What launching properly involves
When the time does come, launching an ESOP well involves a few essentials.
You need the legal structure — plan documents that define the terms, the pool, vesting rules, and the mechanics, prepared with proper legal advice and appropriate to your jurisdiction. You need the governance — board and shareholder approvals to create the pool and authorise grants. You need to size the pool deliberately, mapped to your hiring plan. You need a grant framework so allocations are consistent and fair. And you need a way to administer the whole thing — tracking grants, vesting, exercises, and the cap-table impact — that will not collapse into an unreliable spreadsheet as the programme grows.
Getting the legal and governance foundations right matters, because an improperly constituted ESOP can create problems later, particularly during due diligence in a funding round or exit. This is an area where qualified legal and financial advice is genuinely worth it.
Common timing mistakes
The recurring errors include:
Waiting too long, and losing a senior candidate because you had no equity to offer.
Rushing to set up an elaborate ESOP with no concrete hiring plan, taking on dilution and overhead without benefit.
Sizing the pool poorly because it was created reactively rather than deliberately.
Cutting corners on the legal and governance foundations, creating problems that surface during due diligence.
Launching the plan but having no proper system to administer grants, vesting, and the cap table, so it becomes a mess as it grows.
Why launching with the right system matters
An ESOP is not just a one-time setup — it is an ongoing programme that generates grants, vesting events, forfeitures, and exercises continuously, each of which touches the cap table and, on exercise, payroll and tax. Launching an ESOP without a proper system to administer it means signing up for a growing manual burden, where the cap table drifts and the equity picture becomes unreliable over time.
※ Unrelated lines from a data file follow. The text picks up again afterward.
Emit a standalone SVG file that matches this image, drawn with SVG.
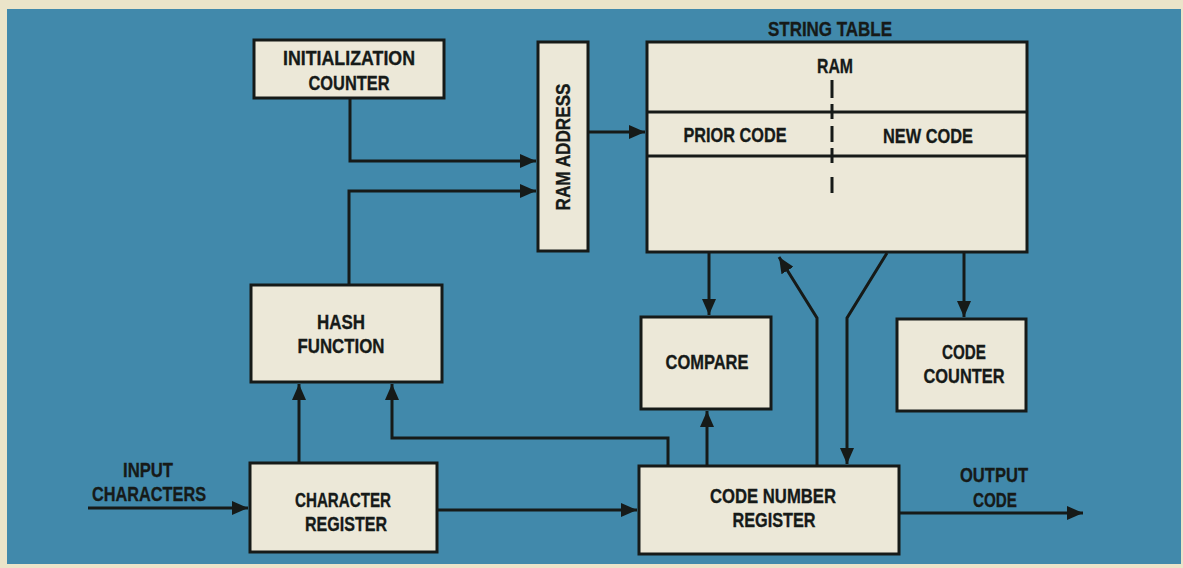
<svg xmlns="http://www.w3.org/2000/svg" width="1183" height="568" viewBox="0 0 1183 568">
  <style>
    .box { fill: #ece8d8; stroke: #161a18; stroke-width: 3; }
    .ln { fill: none; stroke: #161a18; stroke-width: 3; }
    .t { font-family: "Liberation Sans Narrow", "Liberation Sans", Arial, sans-serif; font-weight: bold; font-size: 21px; fill: #161a18; stroke: #161a18; stroke-width: 0.35; text-anchor: middle; }
  </style>
  <defs>
    <marker id="ah" viewBox="0 0 16 14" refX="16" refY="7" markerWidth="16" markerHeight="14" markerUnits="userSpaceOnUse" orient="auto">
      <path d="M0,0 L16,7 L0,14 Z" fill="#161a18"/>
    </marker>
  </defs>
  <rect x="0" y="0" width="1183" height="568" fill="#ebe4c9"/>
  <rect x="7" y="9" width="1174" height="555" fill="#4189ab"/>

  <g id="connectors">
    <polyline class="ln" points="350,98 350,161 536,161" marker-end="url(#ah)"/>
    <polyline class="ln" points="349,285 349,191 536,191" marker-end="url(#ah)"/>
    <line class="ln" x1="589" y1="132" x2="645" y2="132" marker-end="url(#ah)"/>
    <line class="ln" x1="299" y1="463" x2="299" y2="384" marker-end="url(#ah)"/>
    <polyline class="ln" points="668,466 668,438 392,438 392,384" marker-end="url(#ah)"/>
    <line class="ln" x1="88" y1="508" x2="248" y2="508" marker-end="url(#ah)"/>
    <line class="ln" x1="437" y1="510" x2="637" y2="510" marker-end="url(#ah)"/>
    <line class="ln" x1="709" y1="252" x2="709" y2="315" marker-end="url(#ah)"/>
    <line class="ln" x1="707" y1="466" x2="707" y2="411" marker-end="url(#ah)"/>
    <polyline class="ln" points="817,466 817,318 779,257" marker-end="url(#ah)"/>
    <polyline class="ln" points="887,253 847,318 847,464" marker-end="url(#ah)"/>
    <line class="ln" x1="964" y1="252" x2="964" y2="317" marker-end="url(#ah)"/>
    <line class="ln" x1="899" y1="513" x2="1083" y2="513" marker-end="url(#ah)"/>
  </g>

  <g id="init-counter">
    <rect class="box" x="254" y="40" width="190" height="58"/>
    <text class="t" x="349" y="65" textLength="132" lengthAdjust="spacingAndGlyphs">INITIALIZATION</text>
    <text class="t" x="349" y="90" textLength="81" lengthAdjust="spacingAndGlyphs">COUNTER</text>
  </g>

  <g id="ram-address">
    <rect class="box" x="538" y="42" width="50" height="209"/>
    <text class="t" transform="translate(570,147) rotate(-90)" x="0" y="0" textLength="127" lengthAdjust="spacingAndGlyphs">RAM ADDRESS</text>
  </g>

  <g id="string-table">
    <text class="t" x="830" y="36" textLength="124" lengthAdjust="spacingAndGlyphs">STRING TABLE</text>
    <rect class="box" x="647" y="42" width="380" height="210"/>
    <line class="ln" x1="647" y1="112" x2="1027" y2="112"/>
    <line class="ln" x1="647" y1="156" x2="1027" y2="156"/>
    <path class="ln" d="M832,80 V98 M832,104 V119 M832,126 V142 M832,148 V163 M832,177 V193"/>
    <text class="t" x="835" y="73" textLength="36" lengthAdjust="spacingAndGlyphs">RAM</text>
    <text class="t" x="735" y="142" textLength="103" lengthAdjust="spacingAndGlyphs">PRIOR CODE</text>
    <text class="t" x="928" y="143" textLength="90" lengthAdjust="spacingAndGlyphs">NEW CODE</text>
  </g>

  <g id="hash-function">
    <rect class="box" x="251" y="285" width="191" height="97"/>
    <text class="t" x="341" y="329" textLength="48" lengthAdjust="spacingAndGlyphs">HASH</text>
    <text class="t" x="341" y="353" textLength="87" lengthAdjust="spacingAndGlyphs">FUNCTION</text>
  </g>

  <g id="character-register">
    <rect class="box" x="250" y="463" width="187" height="89"/>
    <text class="t" x="343" y="507" textLength="96" lengthAdjust="spacingAndGlyphs">CHARACTER</text>
    <text class="t" x="346" y="531" textLength="82" lengthAdjust="spacingAndGlyphs">REGISTER</text>
  </g>

  <g id="input-label">
    <text class="t" x="148" y="477" textLength="50" lengthAdjust="spacingAndGlyphs">INPUT</text>
    <text class="t" x="149" y="501" textLength="114" lengthAdjust="spacingAndGlyphs">CHARACTERS</text>
  </g>

  <g id="compare">
    <rect class="box" x="641" y="317" width="130" height="92"/>
    <text class="t" x="707" y="369" textLength="83" lengthAdjust="spacingAndGlyphs">COMPARE</text>
  </g>

  <g id="code-counter">
    <rect class="box" x="897" y="319" width="129" height="92"/>
    <text class="t" x="964" y="359" textLength="44" lengthAdjust="spacingAndGlyphs">CODE</text>
    <text class="t" x="964" y="383" textLength="81" lengthAdjust="spacingAndGlyphs">COUNTER</text>
  </g>

  <g id="code-number-register">
    <rect class="box" x="639" y="466" width="260" height="88"/>
    <text class="t" x="773" y="503" textLength="126" lengthAdjust="spacingAndGlyphs">CODE NUMBER</text>
    <text class="t" x="774" y="527" textLength="83" lengthAdjust="spacingAndGlyphs">REGISTER</text>
  </g>

  <g id="output-label">
    <text class="t" x="994" y="482" textLength="68" lengthAdjust="spacingAndGlyphs">OUTPUT</text>
    <text class="t" x="995" y="507" textLength="44" lengthAdjust="spacingAndGlyphs">CODE</text>
  </g>
</svg>
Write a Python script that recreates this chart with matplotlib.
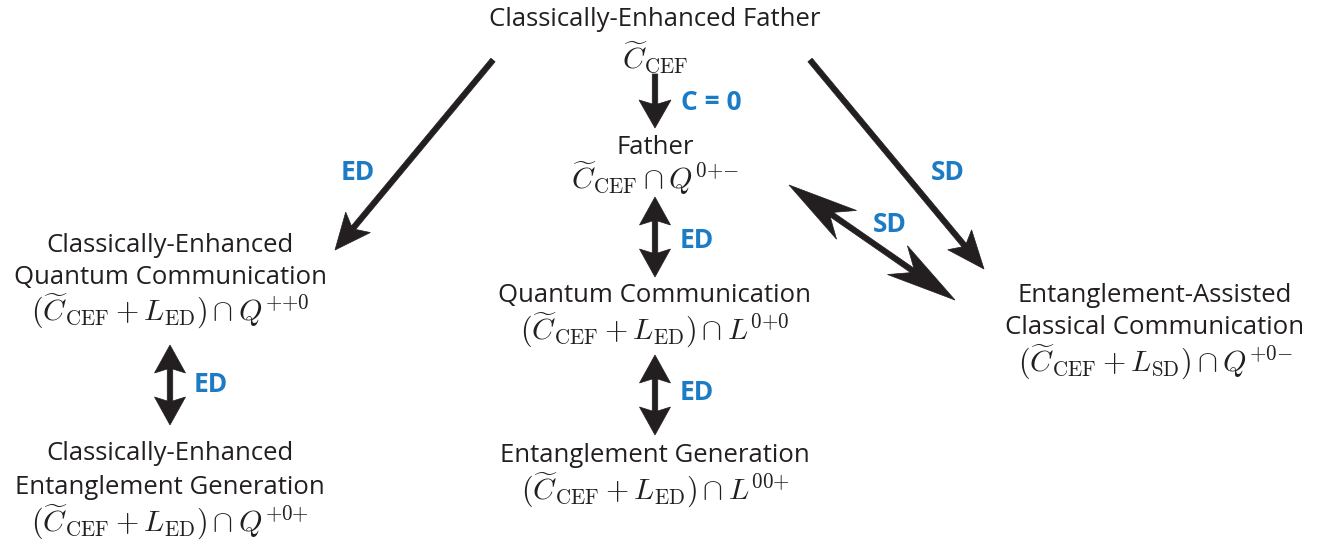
import matplotlib
matplotlib.use("Agg")
import numpy as np
import matplotlib.pyplot as plt
from matplotlib.patches import Polygon

plt.rcParams['mathtext.fontset'] = 'cm'

# node texts
names = [
    ["Classically-Enhanced Father"],
    ["Father"],
    ["Classically-Enhanced", "Quantum Communication"],
    ["Quantum Communication"],
    ["Entanglement-Assisted", "Classical Communication"],
    ["Classically-Enhanced", "Entanglement Generation"],
    ["Entanglement Generation"],
]
formulas = [
    r"$\widetilde{C}_{\mathrm{CEF}}$",
    r"$\widetilde{C}_{\mathrm{CEF}}\cap Q^{0{+}{-}}$",
    r"$(\widetilde{C}_{\mathrm{CEF}}+L_{\mathrm{ED}})\cap Q^{{+}{+}0}$",
    r"$(\widetilde{C}_{\mathrm{CEF}}+L_{\mathrm{ED}})\cap L^{0{+}0}$",
    r"$(\widetilde{C}_{\mathrm{CEF}}+L_{\mathrm{SD}})\cap Q^{{+}0{-}}$",
    r"$(\widetilde{C}_{\mathrm{CEF}}+L_{\mathrm{ED}})\cap Q^{{+}0{+}}$",
    r"$(\widetilde{C}_{\mathrm{CEF}}+L_{\mathrm{ED}})\cap L^{00{+}}$",
]
edge_labels = ["C = 0", "ED", "SD", "SD", "ED", "ED", "ED"]

# layout (pixel coordinates)
node_xy = [(655, 20), (655, 147), (170, 245), (655, 295), (1155, 295),
           (170, 454), (655, 456)]
formula_dy = [38, 31, 66, 35, 67, 68, 34]

# start, end, two-headed, label position, head length, head width, notch
edges = [
    ((655, 74), (655, 128), False, (711, 103), 28, 32, 4),
    ((493, 60), (335, 250), False, (358, 172), 36, 32, 7),
    ((810, 60), (984, 269), False, (948, 172), 38, 31, 7),
    ((789, 185), (955, 300), True, (890, 225), 70, 35, 18),
    ((655, 197), (655, 277), True, (697, 240), 28, 31, 4),
    ((655, 355), (655, 435), True, (697, 393), 28, 31, 4),
    ((170, 345), (170, 425), True, (211, 385), 28, 31, 4),
]
shaft = 5.5

black = "#231f20"
blue = "#1b7bc4"
font = "Open Sans"

fig = plt.figure(figsize=(13.22, 5.46), dpi=100)
ax = fig.add_axes([0, 0, 1, 1])
ax.set_xlim(0, 1322)
ax.set_ylim(546, 0)
ax.axis("off")

for (x, y), lines, f, dy in zip(node_xy, names, formulas, formula_dy):
    for i, line in enumerate(lines):
        ax.text(x, y + i * 33, line, ha="center", va="center",
                fontsize=18.5, family=font, color=black)
    ax.text(x, y + dy, f, ha="center", va="center", fontsize=21.5, color=black)


def head_pts(tip, u, n, hl, hw, notch, side):
    tip = np.asarray(tip, float)
    wing = tip - u * hl + side * n * hw / 2
    neck = tip - u * (hl - notch) + side * n * shaft / 2
    return [wing, neck]


def arrow(p0, p1, both, hl, hw, notch):
    p0 = np.asarray(p0, float)
    p1 = np.asarray(p1, float)
    u = (p1 - p0) / np.hypot(*(p1 - p0))
    n = np.array([-u[1], u[0]])
    if both:
        a = head_pts(p0, -u, n, hl, hw, notch, 1)
        b = head_pts(p0, -u, n, hl, hw, notch, -1)
        start = [b[0], p0, a[0], a[1]]
        start_back = [b[1]]
    else:
        start = [p0 + n * shaft / 2]
        start_back = [p0 - n * shaft / 2]
    c = head_pts(p1, u, n, hl, hw, notch, 1)
    d = head_pts(p1, u, n, hl, hw, notch, -1)
    pts = start + [c[1], c[0], p1, d[0], d[1]] + start_back
    ax.add_patch(Polygon(pts, closed=True, fc=black, ec=black, lw=0.5))


for (p0, p1, both, lp, hl, hw, notch), lab in zip(edges, edge_labels):
    arrow(p0, p1, both, hl, hw, notch)
    ax.text(lp[0], lp[1], lab, ha="center", va="center", fontsize=19,
            family=font, fontweight="bold", color=blue)

fig.savefig("out.png", dpi=100)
When ESOP management, vesting, the cap table, hiring, and payroll all sit on a single database, launching and running the plan is far simpler — grants flow from hiring, vesting is tracked live, forfeitures return to the pool, and exercises flow through to the cap table and payroll together, all from one source of truth. There is no separate spreadsheet to maintain and reconcile. This is how Helion is built, with ESOP and the cap table living natively alongside hiring and payroll, so that when a company launches its equity programme, the administration is handled coherently from day one rather than becoming a problem to clean up later. For a founder taking the meaningful step of sharing ownership, that connected foundation makes the commitment sustainable as the company and the team grow.
This guide gives general information on when and how to launch an ESOP and is not legal, tax, or financial advice. Setting up an ESOP involves legal structure, governance, and jurisdiction-specific requirements that should be handled with qualified legal and financial advisors for your specific company.